“Curses on the father, curses on the husband, who have combined to make me rue the day I was born! The father I cannot disown, but the husband—”
“Hush!”
It was Mr. Gilchrist who dared her fury. Philemon said nothing.
“Hush! he may be the father of your children. Don’t curse—”
But she only towered the higher and her beauty, from being simply majestic, became appalling.
“Children!” she cried. “If ever I bear children to this man, may the blight of Heaven strike them as it has struck me this day. May they die as my hopes have died, or, if they live, may they bruise his heart as mine is bruised, and curse their father as—”
Here I fled the house. I was shaking as if this awful denunciation had fallen on my own head. But before the door closed behind me, a different cry called me back. Mr. Gilchrist was lying lifeless on the floor, and Philemon, the patient, tender Philemon, had taken Agatha to his breast and was soothing her there as if the words she had showered upon him had been blessings instead of the most fearful curses which had ever left the lips of mortal woman.

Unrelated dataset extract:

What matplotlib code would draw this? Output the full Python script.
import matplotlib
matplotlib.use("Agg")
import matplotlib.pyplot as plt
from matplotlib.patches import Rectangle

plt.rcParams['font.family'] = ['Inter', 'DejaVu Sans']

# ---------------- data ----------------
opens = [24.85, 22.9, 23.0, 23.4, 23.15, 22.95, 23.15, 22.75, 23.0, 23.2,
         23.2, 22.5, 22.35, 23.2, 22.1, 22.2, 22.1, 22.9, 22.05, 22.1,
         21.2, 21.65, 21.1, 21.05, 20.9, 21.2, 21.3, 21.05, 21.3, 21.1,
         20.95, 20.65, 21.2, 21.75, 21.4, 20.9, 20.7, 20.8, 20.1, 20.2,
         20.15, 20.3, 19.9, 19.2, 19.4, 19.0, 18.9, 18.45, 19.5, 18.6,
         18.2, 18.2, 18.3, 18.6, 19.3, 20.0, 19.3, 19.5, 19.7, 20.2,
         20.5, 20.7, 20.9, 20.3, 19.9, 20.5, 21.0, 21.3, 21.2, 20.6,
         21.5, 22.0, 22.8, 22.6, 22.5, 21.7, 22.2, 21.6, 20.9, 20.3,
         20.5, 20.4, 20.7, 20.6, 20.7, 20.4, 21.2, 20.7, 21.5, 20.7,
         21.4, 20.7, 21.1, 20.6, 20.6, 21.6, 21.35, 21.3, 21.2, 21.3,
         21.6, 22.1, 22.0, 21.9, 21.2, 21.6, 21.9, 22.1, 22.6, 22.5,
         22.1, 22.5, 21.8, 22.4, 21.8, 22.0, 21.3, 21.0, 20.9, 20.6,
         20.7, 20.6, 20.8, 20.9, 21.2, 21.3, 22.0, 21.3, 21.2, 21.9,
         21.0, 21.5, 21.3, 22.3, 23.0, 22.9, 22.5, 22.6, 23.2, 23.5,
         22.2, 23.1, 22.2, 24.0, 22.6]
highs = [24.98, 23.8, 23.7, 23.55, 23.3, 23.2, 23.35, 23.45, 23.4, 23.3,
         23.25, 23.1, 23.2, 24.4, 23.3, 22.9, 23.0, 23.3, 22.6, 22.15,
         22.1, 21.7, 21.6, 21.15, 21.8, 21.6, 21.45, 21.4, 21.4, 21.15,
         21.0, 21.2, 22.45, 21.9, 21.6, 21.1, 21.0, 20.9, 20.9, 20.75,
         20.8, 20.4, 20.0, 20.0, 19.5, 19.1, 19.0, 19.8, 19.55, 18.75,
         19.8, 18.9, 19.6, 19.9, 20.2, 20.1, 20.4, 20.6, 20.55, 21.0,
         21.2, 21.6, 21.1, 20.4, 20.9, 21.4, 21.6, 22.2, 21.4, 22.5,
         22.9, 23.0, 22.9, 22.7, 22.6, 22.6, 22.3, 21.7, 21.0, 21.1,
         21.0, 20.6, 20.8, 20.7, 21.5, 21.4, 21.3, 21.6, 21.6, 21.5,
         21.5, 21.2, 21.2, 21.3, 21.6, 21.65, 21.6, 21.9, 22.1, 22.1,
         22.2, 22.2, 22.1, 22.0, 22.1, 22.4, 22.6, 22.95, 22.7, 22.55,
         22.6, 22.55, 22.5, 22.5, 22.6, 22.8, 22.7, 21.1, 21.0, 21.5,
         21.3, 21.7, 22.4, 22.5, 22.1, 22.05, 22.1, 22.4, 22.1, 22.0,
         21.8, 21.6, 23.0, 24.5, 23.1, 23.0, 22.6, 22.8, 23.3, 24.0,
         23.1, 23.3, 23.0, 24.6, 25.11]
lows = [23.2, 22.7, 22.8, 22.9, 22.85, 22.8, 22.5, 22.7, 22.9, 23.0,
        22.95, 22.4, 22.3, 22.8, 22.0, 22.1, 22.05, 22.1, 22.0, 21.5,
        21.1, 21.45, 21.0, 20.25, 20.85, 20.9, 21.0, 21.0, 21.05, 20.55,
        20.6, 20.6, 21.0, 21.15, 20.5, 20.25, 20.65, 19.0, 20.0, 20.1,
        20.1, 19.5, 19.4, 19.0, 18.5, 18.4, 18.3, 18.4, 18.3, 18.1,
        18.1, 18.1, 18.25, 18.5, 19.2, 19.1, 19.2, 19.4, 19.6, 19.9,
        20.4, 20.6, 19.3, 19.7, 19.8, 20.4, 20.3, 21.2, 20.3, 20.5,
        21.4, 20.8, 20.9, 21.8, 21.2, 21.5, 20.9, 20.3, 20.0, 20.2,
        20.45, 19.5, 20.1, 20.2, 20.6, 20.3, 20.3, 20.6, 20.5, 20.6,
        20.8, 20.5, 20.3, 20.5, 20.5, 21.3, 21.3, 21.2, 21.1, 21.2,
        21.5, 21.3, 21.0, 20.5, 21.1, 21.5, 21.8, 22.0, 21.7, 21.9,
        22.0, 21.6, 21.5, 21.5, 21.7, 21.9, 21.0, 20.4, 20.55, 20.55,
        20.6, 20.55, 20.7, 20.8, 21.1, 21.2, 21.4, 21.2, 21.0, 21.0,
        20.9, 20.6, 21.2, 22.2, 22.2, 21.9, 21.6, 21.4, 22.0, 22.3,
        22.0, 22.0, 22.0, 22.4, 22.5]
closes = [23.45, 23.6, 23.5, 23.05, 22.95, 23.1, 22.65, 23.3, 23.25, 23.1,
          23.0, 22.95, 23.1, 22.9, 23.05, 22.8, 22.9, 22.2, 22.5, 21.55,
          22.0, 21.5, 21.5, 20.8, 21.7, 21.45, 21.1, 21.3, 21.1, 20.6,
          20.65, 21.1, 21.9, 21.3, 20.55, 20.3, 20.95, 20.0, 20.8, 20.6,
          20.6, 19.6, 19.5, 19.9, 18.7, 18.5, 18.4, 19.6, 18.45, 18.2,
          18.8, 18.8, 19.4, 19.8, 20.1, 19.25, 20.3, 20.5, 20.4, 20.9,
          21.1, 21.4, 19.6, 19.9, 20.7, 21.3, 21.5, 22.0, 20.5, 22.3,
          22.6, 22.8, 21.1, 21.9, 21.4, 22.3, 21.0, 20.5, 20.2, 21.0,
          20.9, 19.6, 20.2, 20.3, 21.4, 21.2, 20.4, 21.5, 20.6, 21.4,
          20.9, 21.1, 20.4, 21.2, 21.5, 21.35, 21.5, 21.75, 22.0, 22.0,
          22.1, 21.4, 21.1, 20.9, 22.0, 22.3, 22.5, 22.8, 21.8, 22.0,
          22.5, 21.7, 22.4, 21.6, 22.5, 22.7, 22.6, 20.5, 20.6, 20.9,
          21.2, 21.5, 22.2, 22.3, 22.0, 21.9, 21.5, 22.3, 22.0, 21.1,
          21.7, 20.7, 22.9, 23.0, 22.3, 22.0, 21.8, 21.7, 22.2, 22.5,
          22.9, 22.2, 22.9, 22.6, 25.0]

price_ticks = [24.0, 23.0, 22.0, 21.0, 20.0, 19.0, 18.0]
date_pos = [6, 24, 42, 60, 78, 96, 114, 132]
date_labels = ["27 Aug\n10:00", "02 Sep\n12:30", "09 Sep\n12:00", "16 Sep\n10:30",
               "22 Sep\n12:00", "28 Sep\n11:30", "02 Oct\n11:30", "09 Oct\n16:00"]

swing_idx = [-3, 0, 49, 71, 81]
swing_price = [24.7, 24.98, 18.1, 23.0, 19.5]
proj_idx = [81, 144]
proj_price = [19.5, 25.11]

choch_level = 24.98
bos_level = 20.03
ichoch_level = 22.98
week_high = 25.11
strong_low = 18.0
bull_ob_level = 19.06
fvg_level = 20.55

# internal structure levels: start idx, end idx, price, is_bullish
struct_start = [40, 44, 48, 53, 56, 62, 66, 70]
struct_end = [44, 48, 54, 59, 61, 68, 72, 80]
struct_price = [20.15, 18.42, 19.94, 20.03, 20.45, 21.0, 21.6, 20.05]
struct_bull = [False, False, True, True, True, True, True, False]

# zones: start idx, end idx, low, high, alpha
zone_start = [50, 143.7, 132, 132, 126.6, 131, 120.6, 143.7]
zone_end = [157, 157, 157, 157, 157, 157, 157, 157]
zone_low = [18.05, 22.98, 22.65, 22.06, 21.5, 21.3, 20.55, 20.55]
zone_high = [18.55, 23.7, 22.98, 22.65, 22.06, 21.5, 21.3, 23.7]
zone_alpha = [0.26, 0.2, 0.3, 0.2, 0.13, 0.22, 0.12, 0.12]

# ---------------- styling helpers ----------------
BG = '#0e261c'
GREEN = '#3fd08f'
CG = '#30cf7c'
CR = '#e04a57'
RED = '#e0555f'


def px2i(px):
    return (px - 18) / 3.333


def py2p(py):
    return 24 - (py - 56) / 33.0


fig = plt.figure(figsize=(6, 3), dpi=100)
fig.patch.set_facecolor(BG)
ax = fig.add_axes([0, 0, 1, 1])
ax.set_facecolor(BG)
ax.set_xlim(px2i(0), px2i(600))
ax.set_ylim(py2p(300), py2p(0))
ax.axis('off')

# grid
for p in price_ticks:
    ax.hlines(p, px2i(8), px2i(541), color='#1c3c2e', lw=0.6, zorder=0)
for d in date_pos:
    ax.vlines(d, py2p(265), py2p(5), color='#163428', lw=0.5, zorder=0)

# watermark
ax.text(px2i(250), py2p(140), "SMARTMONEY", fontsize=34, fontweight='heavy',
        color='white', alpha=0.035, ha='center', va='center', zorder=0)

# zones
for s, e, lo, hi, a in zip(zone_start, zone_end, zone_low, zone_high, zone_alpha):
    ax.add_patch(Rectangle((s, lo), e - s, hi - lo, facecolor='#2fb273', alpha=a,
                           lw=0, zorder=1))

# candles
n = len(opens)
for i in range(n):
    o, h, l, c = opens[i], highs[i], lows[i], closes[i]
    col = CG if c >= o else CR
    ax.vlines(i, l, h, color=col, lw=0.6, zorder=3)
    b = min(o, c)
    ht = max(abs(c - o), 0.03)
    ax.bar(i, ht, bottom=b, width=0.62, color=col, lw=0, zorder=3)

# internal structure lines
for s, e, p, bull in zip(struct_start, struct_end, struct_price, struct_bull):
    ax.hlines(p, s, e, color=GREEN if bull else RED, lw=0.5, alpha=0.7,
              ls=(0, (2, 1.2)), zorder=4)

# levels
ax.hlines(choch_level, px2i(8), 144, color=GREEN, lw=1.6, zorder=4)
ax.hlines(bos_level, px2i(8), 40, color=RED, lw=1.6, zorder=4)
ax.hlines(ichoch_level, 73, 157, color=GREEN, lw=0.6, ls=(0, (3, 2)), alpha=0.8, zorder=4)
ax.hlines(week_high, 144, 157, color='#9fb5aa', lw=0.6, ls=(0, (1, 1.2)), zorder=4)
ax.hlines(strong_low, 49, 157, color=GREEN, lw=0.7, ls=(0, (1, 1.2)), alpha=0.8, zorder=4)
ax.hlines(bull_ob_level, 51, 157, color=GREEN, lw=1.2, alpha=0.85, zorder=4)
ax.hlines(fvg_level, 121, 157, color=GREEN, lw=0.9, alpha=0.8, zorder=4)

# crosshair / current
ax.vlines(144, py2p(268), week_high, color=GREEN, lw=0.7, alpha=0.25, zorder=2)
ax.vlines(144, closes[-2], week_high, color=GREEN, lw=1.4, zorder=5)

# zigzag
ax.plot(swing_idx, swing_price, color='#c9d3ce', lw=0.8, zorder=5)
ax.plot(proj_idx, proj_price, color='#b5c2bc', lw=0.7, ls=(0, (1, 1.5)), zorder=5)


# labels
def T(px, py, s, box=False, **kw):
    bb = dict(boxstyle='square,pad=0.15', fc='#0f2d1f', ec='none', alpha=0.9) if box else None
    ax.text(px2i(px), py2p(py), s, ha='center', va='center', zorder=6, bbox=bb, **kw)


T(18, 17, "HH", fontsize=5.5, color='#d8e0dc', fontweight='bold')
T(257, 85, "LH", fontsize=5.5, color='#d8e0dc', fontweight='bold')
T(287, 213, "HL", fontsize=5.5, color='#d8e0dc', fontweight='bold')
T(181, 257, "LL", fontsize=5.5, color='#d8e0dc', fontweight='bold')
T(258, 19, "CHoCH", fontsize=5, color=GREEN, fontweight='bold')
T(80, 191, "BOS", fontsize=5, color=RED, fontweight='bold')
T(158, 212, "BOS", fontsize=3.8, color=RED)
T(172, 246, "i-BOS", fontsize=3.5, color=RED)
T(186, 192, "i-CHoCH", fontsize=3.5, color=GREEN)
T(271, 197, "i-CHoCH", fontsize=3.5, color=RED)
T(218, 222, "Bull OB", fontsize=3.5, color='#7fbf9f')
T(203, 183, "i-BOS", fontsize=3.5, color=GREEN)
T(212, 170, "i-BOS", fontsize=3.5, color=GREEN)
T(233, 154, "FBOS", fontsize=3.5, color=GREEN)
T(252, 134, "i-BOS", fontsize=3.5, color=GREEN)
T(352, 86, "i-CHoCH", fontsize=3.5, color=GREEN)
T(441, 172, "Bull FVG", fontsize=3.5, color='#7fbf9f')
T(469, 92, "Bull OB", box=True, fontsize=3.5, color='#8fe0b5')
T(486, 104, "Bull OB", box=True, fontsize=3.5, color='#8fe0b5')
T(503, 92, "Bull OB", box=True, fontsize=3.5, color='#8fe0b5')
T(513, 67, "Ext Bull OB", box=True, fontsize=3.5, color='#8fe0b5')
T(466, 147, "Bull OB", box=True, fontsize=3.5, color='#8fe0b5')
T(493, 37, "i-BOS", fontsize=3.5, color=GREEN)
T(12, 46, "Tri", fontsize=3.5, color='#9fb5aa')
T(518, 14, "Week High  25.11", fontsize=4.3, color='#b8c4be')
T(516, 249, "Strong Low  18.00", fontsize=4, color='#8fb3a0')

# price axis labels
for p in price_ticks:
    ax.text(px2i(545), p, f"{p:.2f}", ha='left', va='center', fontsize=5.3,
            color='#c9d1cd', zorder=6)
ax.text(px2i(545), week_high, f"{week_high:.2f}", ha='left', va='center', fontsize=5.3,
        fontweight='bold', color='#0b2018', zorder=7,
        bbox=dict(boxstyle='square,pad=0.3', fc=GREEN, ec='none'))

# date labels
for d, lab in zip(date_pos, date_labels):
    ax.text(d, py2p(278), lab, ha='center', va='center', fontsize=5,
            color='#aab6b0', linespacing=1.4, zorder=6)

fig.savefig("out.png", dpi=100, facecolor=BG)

The next letter was in Agatha’s handwriting. It was dated some months later and was stained and crumpled more than any other in the whole packet. Could Philemon once have told why? Were these blotted lines the result of his tears falling fast upon them, tears of forty years ago, when he and she were young and love had been, doubtful? Was the sheet so yellowed and so seamed because it had been worn on his breast and folded and unfolded so often? Philemon, thou art in thy grave, sleeping sweetly at last by thy deeply idolised one, but these marks of feeling still remain indissolubly connected with the words that gave them birth.
Dear philemon:
You are gone for a day and a night only, but it seems a lengthened absence to me, meriting a little letter. You have been so good to me, Philemon, ever since that dreadful hour following our marriage, that sometimes—I hardly dare yet to say always—I feel that I am beginning to love you and that God did not deal with me so harshly when He cast me into your arms. Yesterday I tried to tell you this when you almost kissed me at parting. But I was afraid it was a momentary sentimentality and so kept still. But to-day such a warm well-spring of joy rises in my heart when I think that to-morrow the house will be bright again, and that in place of the empty wall opposite me at table I shall see your kindly and forbearing face, I know that the heart I had thought impregnable has begun to yield, and that daily gentleness, and a boundless consideration from one who had excuse for bitter thoughts and recrimination, are doing what all of us thought impossible a few short months ago.